The overriding objective of these two bills is to strengthen the grip of the US government by developing a better understanding of how illicit groups acquire and trade digital currency such as bitcoin to launder money and expand their domains. One hope among lawmakers is to spur crime-fighting innovation by crypto experts. That explains a $450,000 reward set up for anyone providing information leading to the conviction of digital currency criminals.
HR 56 was introduced by House Financial Services Committee members Ted Budd (R-NC) and Stephen Lynch (D-MA). Chairwoman Maxine Waters (D-CA) selected the bill for floor consideration and worked with Patrick McHenry (R-NC), the ranking member of the committee, to ensure widespread bipartisan support.
The Financial Technology Protection Act has four goals, as stated in the bill summary:
- "This bill provides for the investigation of new financial technologies (e.g., digital currencies) and their use in terrorism and other illicit activities.
- "The bill establishes the Independent Financial Technology Task Force to Combat Terrorism and Illicit Financing, which must research terrorist and illicit use of new financial technologies and issue an annual report.
- "The bill directs the Department of the Treasury to provide a reward for a person who provides information leading to the conviction of an individual involved with terrorist use of digital currencies.

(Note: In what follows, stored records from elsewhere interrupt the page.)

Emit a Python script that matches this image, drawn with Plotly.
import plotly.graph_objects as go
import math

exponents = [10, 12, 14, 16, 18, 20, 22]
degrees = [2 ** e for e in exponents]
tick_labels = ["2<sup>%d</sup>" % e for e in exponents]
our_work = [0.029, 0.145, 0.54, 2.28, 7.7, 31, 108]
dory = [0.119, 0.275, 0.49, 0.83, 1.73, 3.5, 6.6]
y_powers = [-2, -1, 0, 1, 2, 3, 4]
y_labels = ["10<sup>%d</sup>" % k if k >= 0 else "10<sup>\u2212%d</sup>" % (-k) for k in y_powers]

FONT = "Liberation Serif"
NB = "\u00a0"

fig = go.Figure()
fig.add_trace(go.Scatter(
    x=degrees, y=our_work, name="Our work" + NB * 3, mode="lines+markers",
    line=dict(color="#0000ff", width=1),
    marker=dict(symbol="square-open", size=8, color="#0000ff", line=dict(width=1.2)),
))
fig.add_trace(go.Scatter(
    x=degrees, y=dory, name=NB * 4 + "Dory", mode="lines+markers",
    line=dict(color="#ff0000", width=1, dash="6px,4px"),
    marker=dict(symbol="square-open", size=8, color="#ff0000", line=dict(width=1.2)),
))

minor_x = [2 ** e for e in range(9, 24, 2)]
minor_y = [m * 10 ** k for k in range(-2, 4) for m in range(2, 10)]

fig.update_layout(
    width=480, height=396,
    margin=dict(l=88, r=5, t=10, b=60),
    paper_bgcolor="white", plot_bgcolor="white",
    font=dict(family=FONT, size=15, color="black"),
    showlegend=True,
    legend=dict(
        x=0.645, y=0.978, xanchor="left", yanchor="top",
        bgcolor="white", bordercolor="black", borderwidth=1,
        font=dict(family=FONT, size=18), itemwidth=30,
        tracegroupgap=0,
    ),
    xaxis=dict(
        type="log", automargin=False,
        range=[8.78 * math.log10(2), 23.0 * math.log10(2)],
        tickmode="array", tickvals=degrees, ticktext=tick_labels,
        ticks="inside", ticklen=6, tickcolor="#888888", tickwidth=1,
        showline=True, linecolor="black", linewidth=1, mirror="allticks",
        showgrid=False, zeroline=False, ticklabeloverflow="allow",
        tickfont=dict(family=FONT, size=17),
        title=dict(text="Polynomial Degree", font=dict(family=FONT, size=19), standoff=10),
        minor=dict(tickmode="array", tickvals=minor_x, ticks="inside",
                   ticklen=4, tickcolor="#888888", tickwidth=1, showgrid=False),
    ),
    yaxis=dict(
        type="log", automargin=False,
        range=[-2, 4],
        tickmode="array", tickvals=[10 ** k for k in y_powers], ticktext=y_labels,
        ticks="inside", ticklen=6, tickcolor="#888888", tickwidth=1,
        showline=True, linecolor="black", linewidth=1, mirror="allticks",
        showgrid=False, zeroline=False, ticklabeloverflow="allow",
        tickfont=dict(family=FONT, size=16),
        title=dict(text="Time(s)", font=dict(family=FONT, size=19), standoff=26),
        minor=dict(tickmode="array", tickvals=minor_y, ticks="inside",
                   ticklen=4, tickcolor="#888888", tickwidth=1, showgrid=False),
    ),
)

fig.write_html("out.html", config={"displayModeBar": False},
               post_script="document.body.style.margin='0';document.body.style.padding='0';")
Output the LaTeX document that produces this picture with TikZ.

- "The bill establishes the FinTech Leadership in Innovation and Financial Intelligence Program to support the development of tools and programs to detect terrorist and illicit use of digital currencies."

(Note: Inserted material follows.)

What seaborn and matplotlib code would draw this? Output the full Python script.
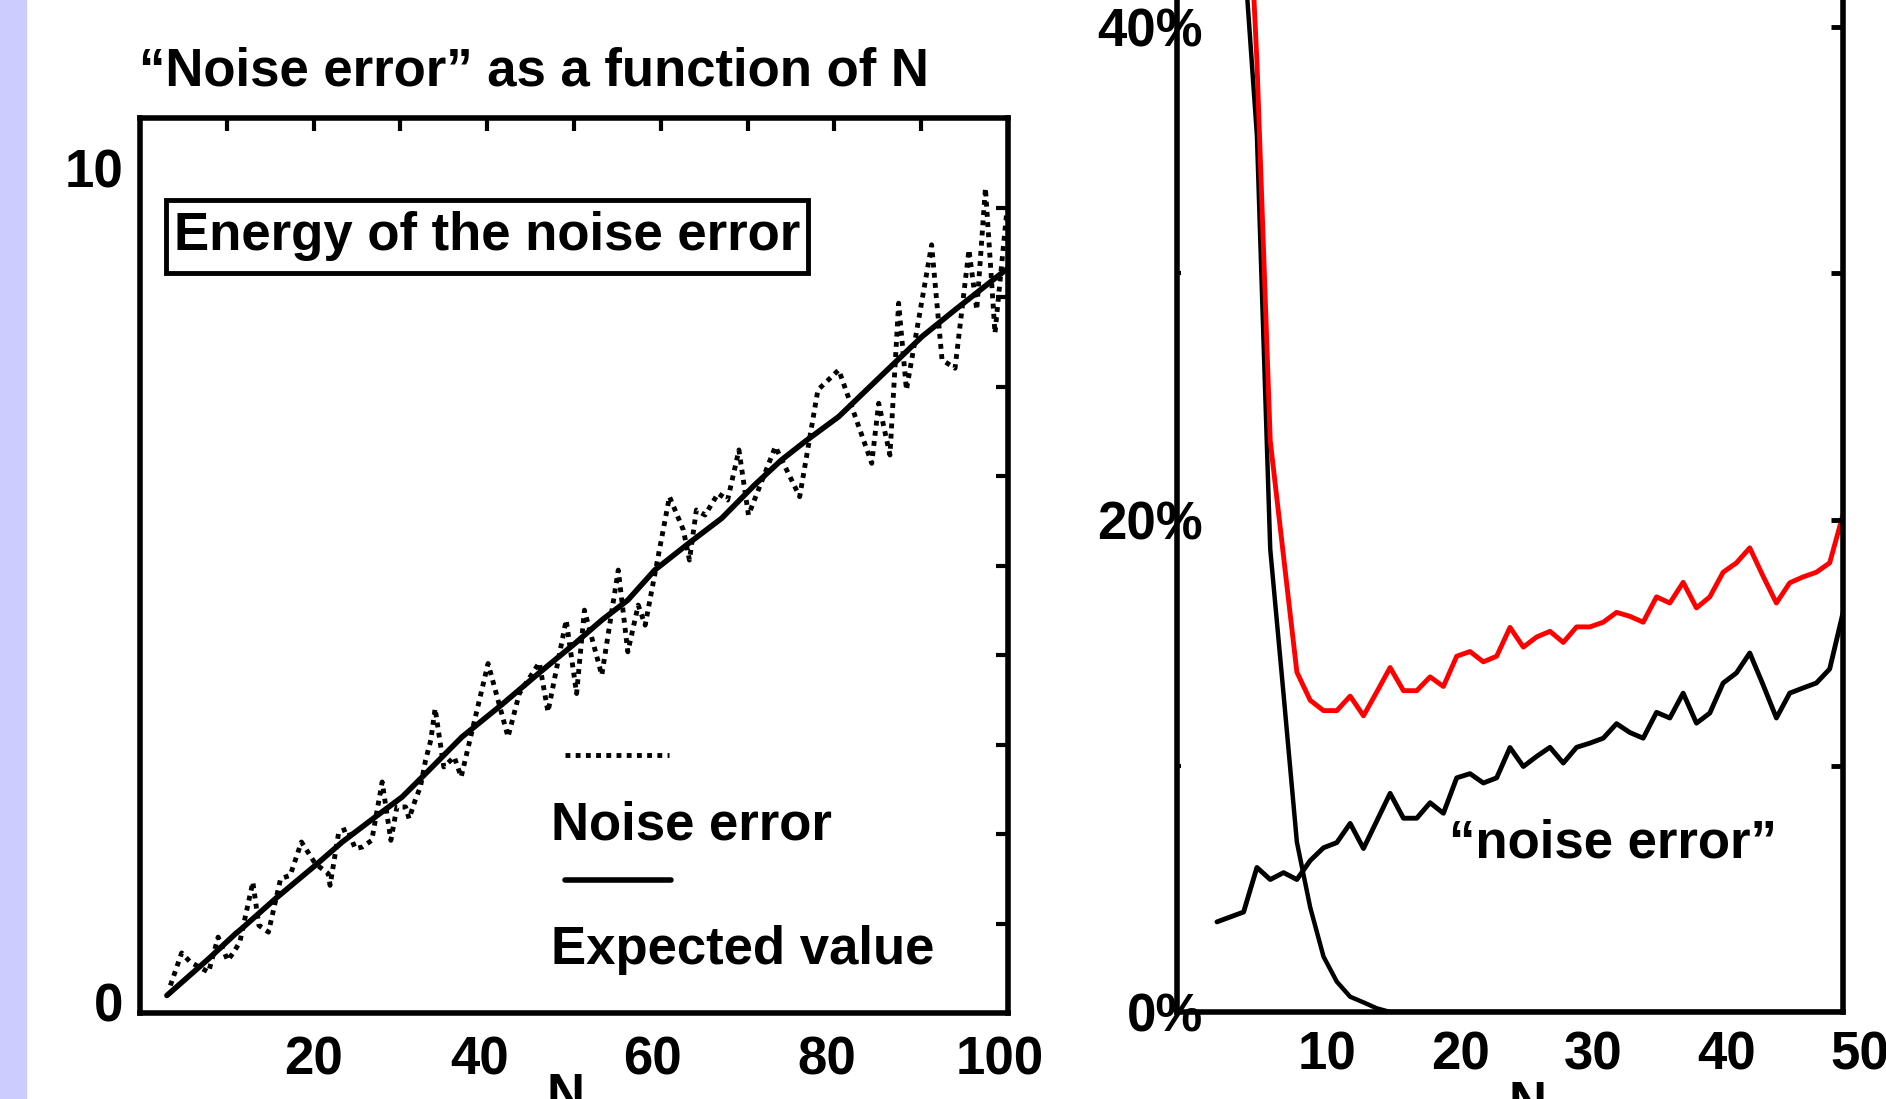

Thomas Emmer (R-MN), co-chair of the Congressional Blockchain Caucus, said in a statement to ETHNews:
"Technologies, new and old present a myriad of unknowns for our society. As we welcome a new technology, we recognize it also comes with unforeseen risks. The work that we can do on the front end to mitigate the risks is important, but we must not let that stifle innovation. Technology itself is not our enemy."
Yaya J. Fanusie, a senior fellow at the Foundation for Defense of Democracies who has testified before Congress on illegal finance, told ETHNews, "This is how the US government is looking to spur innovative technologies to catch bad actors. And in it is the notion that crypto criminals, particularly terrorists, are gaining sophistication. The point is to outsmart, if not stop them outright."
Congress wants badly to stay ahead of the curve, adds Fanusie. "Last week, there was word that Hamas was doing a bitcoin fundraiser. They get on telegram or other channels and urge people to send them bitcoins." That kind of thing has been going on for some time, he adds, but "it looks like they raised 2,000 bitcoins in less than a week. This is an accelerated campaign – in the past, they may have raised a few hundred in a week or more." This new legislation reflects what he calls "a new profile that shows that the government is trying to think of different ways to ensure that law enforcement is not totally behind."
The purpose of the relatively large reward is to attract steady attention in the crypto community without stifling innovation. In fact, setting up rewards for AI-enhanced software engineering is fast becoming a thing. The online house-finder company Zillow recently paid out $1 million to data science crackerjacks to improve its algorithm for estimating home prices.
How does the US compare to other nations in its efforts to stop digital currency villains? Fanusie says the US has done a decent job so far. "The most recent data shows us that US crypto exchanges may be cleaner in terms of the percentage of illegal bitcoin going through compared to earlier data sets. This is the result of the US Treasury getting a bit of a jump start."
With US universities, think tanks, advisors, and CEOs all now zeroing in blockchain technology, looking for where the big payoffs will descend from the drawing boards, the last thing anyone needs is for crypto criminals to go unchecked.
From that perspective, this represents a good start for the 116th Congress.